MSA at BEA 2025 Shared Task: Disagreement-Aware Instruction Tuning for Multi-Dimensional Evaluation of LLMs as Math Tutors
Baraa Hikal, Mohamed Basem, Islam Oshallah, Ali Hamdi
TL;DR
This work tackles the challenge of evaluating AI tutors across four pedagogical dimensions in math dialogues using MRBench-derived data. It introduces MSA-MathEval, a unified pipeline that fine-tunes a single instruction-tuned model, Mathstral-7B-v0.1, with LoRA adapters and a disagreement-aware ensemble to handle all tracks without task-specific architectural changes, and it frames predictions via macro-F1 optimization. A key contribution is the disagreement-driven inference strategy, which preserves minority labels (e.g., 'To some extent') by aligning predictions with the development distribution, improving per-class recall under macro-F1 evaluation.
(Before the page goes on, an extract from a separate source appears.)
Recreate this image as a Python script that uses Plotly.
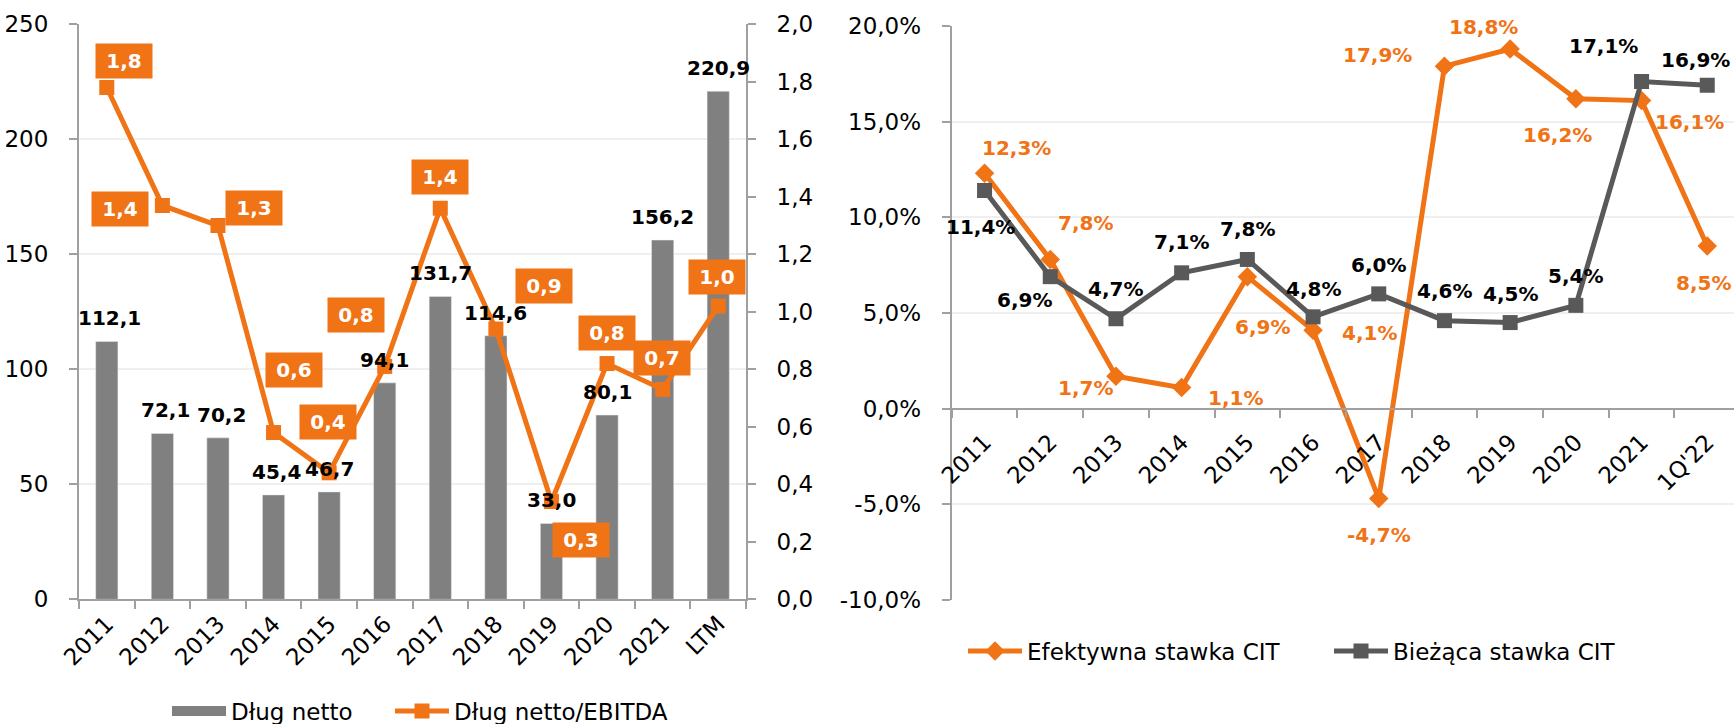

The approach achieves strong results, including 1st place in Providing Guidance and top-5 across all tracks, demonstrating scalable, robust multi-dimensional evaluation of LLMs as math tutors and highlighting avenues for cross-domain generalization and calibration.
Abstract
We present MSA-MathEval, our submission to the BEA 2025 Shared Task on evaluating AI tutor responses across four instructional dimensions: Mistake Identification, Mistake Location, Providing Guidance, and Actionability. Our approach uses a unified training pipeline to fine-tune a single instruction-tuned language model across all tracks, without any task-specific architectural changes. To improve prediction reliability, we introduce a disagreement-aware ensemble inference strategy that enhances coverage of minority labels. Our system achieves strong performance across all tracks, ranking 1st in Providing Guidance, 3rd in Actionability, and 4th in both Mistake Identification and Mistake Location. These results demonstrate the effectiveness of scalable instruction tuning and disagreement-driven modeling for robust, multi-dimensional evaluation of LLMs as educational tutors.